東京五輪で卓球混合ダブルス金を含むメダル3個を獲得した女子の伊藤美誠(21=スターツ)が、〝心の変化〟とともに1年を振り返った。

 今年はコロナ禍で1年延期となった五輪の混合ダブルスで頂点に立つと、シングルスで銅、団体で銀メダルを獲得。その後、先月の世界選手権個人戦では早田ひな(日本生命)と組んだダブルスで2大会連続銀メダルを手にするなど世界に実力を見せつけた。そうした中、16日に都内で開かれた所属の「大会報告と感謝の会」に出席した伊藤は、自身の1年を表現する漢字を問われると「2文字になってしまうんですけど…」と回答し、次のように語った。

「五輪までは『楽』という字。五輪前から本番のために頑張れるのがうれしくて、終わった後も金、銀、銅(メダル)が取れて試合自体も楽しかった」

 ところが、大舞台を終えると一転したという。「そこから中国人選手に勝つにはどうしたらいいかというときに、すごく濃い練習ができていたけど、試合に勝てるかというと難しくて。苦しくて頑張っている漢字があった。あんまり苦しいという言葉は使わないけど『苦』だったり『迷』が思い浮かんだ」

 伊藤自身、迷いを抱えたまま世界選手権を戦っていたようで「練習自体はすごくよかったけど、だったらやってきたことをやり通せばよかったなと。中途半端になってしまった部分があった」と話した。
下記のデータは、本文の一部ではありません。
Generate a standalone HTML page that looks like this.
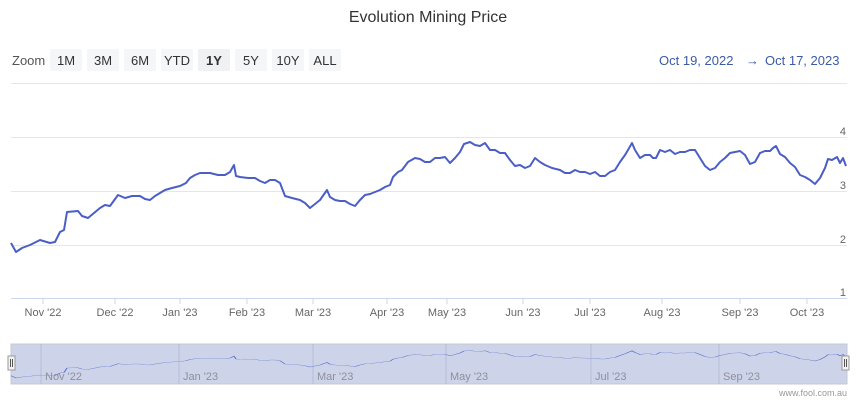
<!DOCTYPE html>
<html><head><meta charset="utf-8"><style>
body{margin:0;background:#fff;width:857px;height:400px;overflow:hidden;font-family:"Liberation Sans",sans-serif}
</style></head><body>
<svg width="857" height="400" xmlns="http://www.w3.org/2000/svg" font-family="Liberation Sans, sans-serif">
<text x="428" y="22" text-anchor="middle" font-size="16" fill="#333">Evolution Mining Price</text>
<text x="12" y="65" font-size="13" fill="#555">Zoom</text>
<g font-size="13" fill="#333" text-anchor="middle">
<rect x="50" y="49" width="32" height="22" rx="2" fill="#f5f6f7"/><text x="66" y="65">1M</text>
<rect x="87" y="49" width="32" height="22" rx="2" fill="#f5f6f7"/><text x="103" y="65">3M</text>
<rect x="124" y="49" width="32" height="22" rx="2" fill="#f5f6f7"/><text x="140" y="65">6M</text>
<rect x="161" y="49" width="32" height="22" rx="2" fill="#f5f6f7"/><text x="177" y="65">YTD</text>
<rect x="198" y="49" width="32" height="22" rx="2" fill="#f0f1f2"/><text x="214" y="65" font-weight="bold">1Y</text>
<rect x="235" y="49" width="32" height="22" rx="2" fill="#f5f6f7"/><text x="251" y="65">5Y</text>
<rect x="272" y="49" width="32" height="22" rx="2" fill="#f5f6f7"/><text x="288" y="65">10Y</text>
<rect x="309" y="49" width="32" height="22" rx="2" fill="#f5f6f7"/><text x="325" y="65">ALL</text>
</g>
<text x="659" y="65" font-size="13" fill="#3b5ba5">Oct 19, 2022</text>
<text x="746" y="65" font-size="13" fill="#3b5ba5">→</text>
<text x="765" y="65" font-size="13" fill="#3b5ba5">Oct 17, 2023</text>
<g stroke="#e6e6e6" stroke-width="1">
<line x1="11" y1="83.5" x2="847" y2="83.5"/>
<line x1="11" y1="137.5" x2="847" y2="137.5"/>
<line x1="11" y1="191.5" x2="847" y2="191.5"/>
<line x1="11" y1="245.5" x2="847" y2="245.5"/>
</g>
<line x1="11" y1="298.5" x2="847" y2="298.5" stroke="#ccd6eb"/>
<g font-size="11" fill="#666" text-anchor="end">
<text x="846" y="135">4</text><text x="846" y="189">3</text><text x="846" y="243">2</text><text x="846" y="296">1</text>
</g>
<g stroke="#ccd6eb"><line x1="43" y1="298" x2="43" y2="304"/><line x1="115" y1="298" x2="115" y2="304"/><line x1="180" y1="298" x2="180" y2="304"/><line x1="247" y1="298" x2="247" y2="304"/><line x1="313" y1="298" x2="313" y2="304"/><line x1="387" y1="298" x2="387" y2="304"/><line x1="447" y1="298" x2="447" y2="304"/><line x1="523" y1="298" x2="523" y2="304"/><line x1="590" y1="298" x2="590" y2="304"/><line x1="662" y1="298" x2="662" y2="304"/><line x1="740" y1="298" x2="740" y2="304"/><line x1="807" y1="298" x2="807" y2="304"/></g>
<g font-size="11" fill="#666" text-anchor="middle">
<text x="43" y="316">Nov '22</text><text x="115" y="316">Dec '22</text><text x="180" y="316">Jan '23</text><text x="247" y="316">Feb '23</text><text x="313" y="316">Mar '23</text><text x="387" y="316">Apr '23</text><text x="447" y="316">May '23</text><text x="523" y="316">Jun '23</text><text x="590" y="316">Jul '23</text><text x="662" y="316">Aug '23</text><text x="740" y="316">Sep '23</text><text x="807" y="316">Oct '23</text>
</g>
<defs>
<polyline id="ln" fill="none" points="11,243 16,252 22,248 30,245 40,240 50,243 55,242 60,232 64,230 67,212 78,211 82,216 88,218 100,208 105,205 110,206 118,195 125,198 132,196 140,196 145,199 150,200 155,196 165,190 172,188 180,186 186,183 190,178 195,175 200,173 210,173 218,175 225,175 230,172 234,165 236,176 240,177 248,178 255,178 260,181 265,183 270,180 275,180 280,183 285,196 292,198 300,200 305,203 310,208 315,204 320,200 327,190 330,197 335,200 340,201 345,201 350,204 355,206 360,200 365,195 370,194 375,192 380,190 385,187 390,185 393,177 398,172 402,170 408,162 415,158 420,159 425,162 430,162 435,158 440,158 445,157 450,163 455,158 460,152 464,144 470,142 475,145 480,146 485,143 490,150 495,150 500,153 505,153 510,160 515,166 520,165 525,168 530,166 535,158 540,162 545,165 552,168 560,170 565,173 570,173 575,170 580,172 585,172 590,174 595,172 600,176 605,176 610,172 615,170 620,162 625,155 628,150 632,143 635,150 640,158 645,155 650,155 653,158 656,158 660,150 665,152 670,150 675,154 680,152 685,152 690,150 695,150 700,158 705,166 710,170 715,168 720,162 725,158 730,153 735,152 740,151 745,155 750,164 755,162 760,153 765,151 770,151 773,148 776,146 780,154 785,157 790,163 795,167 800,175 805,177 810,180 815,184 820,178 825,168 828,159 832,160 837,157 840,163 843,158 846,166"/>
</defs>
<use href="#ln" stroke="#4a5ec6" stroke-width="2" stroke-linejoin="round"/>
<rect x="11" y="344" width="836" height="40" fill="#cdd4ea" stroke="#c4c8d2"/>
<g stroke="#b6bdd6"><line x1="41" y1="344" x2="41" y2="384"/><line x1="179" y1="344" x2="179" y2="384"/><line x1="313" y1="344" x2="313" y2="384"/><line x1="446" y1="344" x2="446" y2="384"/><line x1="591" y1="344" x2="591" y2="384"/><line x1="719" y1="344" x2="719" y2="384"/></g>
<use href="#ln" transform="matrix(1 0 0 0.25 0 315)" stroke="#5b6fcc" stroke-width="1.3" vector-effect="non-scaling-stroke"/>
<g font-size="11" fill="#8f8f9a">
<text x="45" y="380">Nov '22</text><text x="183" y="380">Jan '23</text><text x="317" y="380">Mar '23</text><text x="450" y="380">May '23</text><text x="595" y="380">Jul '23</text><text x="723" y="380">Sep '23</text>
</g>
<rect x="8" y="356" width="7" height="14" fill="#f2f2f2" stroke="#999"/>
<line x1="10.5" y1="359" x2="10.5" y2="367" stroke="#555"/><line x1="12.5" y1="359" x2="12.5" y2="367" stroke="#555"/>
<rect x="842" y="356" width="7" height="14" fill="#f2f2f2" stroke="#999"/>
<line x1="844.5" y1="359" x2="844.5" y2="367" stroke="#555"/><line x1="846.5" y1="359" x2="846.5" y2="367" stroke="#555"/>
<text x="847" y="396" text-anchor="end" font-size="9" fill="#999">www.fool.com.au</text>
</svg>
</body></html>
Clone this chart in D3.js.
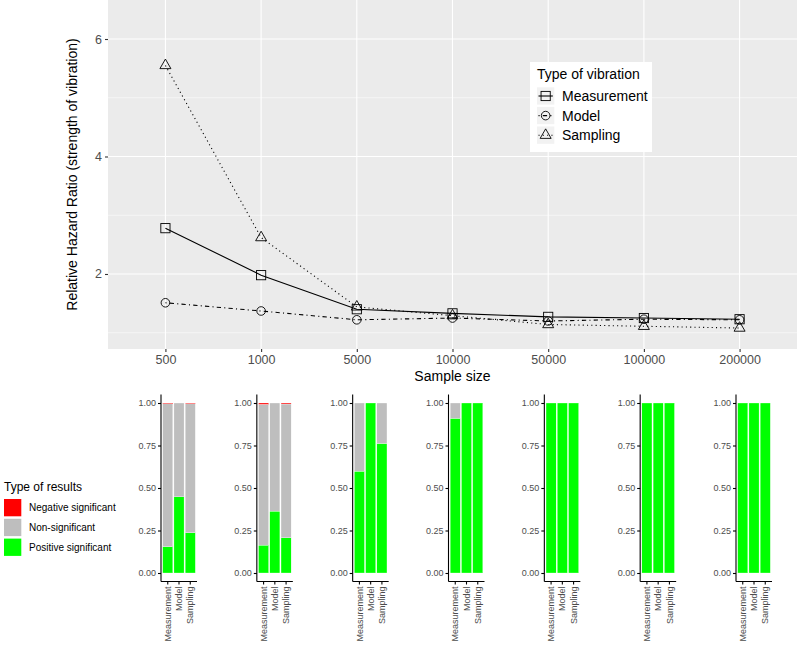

 それでも、帰国後の隔離期間で自分を見つめ直す時間があり「今は悩み事はないです。何て言えばいいんだろう…。スッキリってどういう漢字がありますかね?」と、周囲の笑いを誘う余裕もあった。

 来年1月には全日本選手権が控える。シングルスで3年ぶりの優勝に期待がかかる伊藤は「気持ちの整理ができた。(全日本が)心から楽しみ」と力強く語った。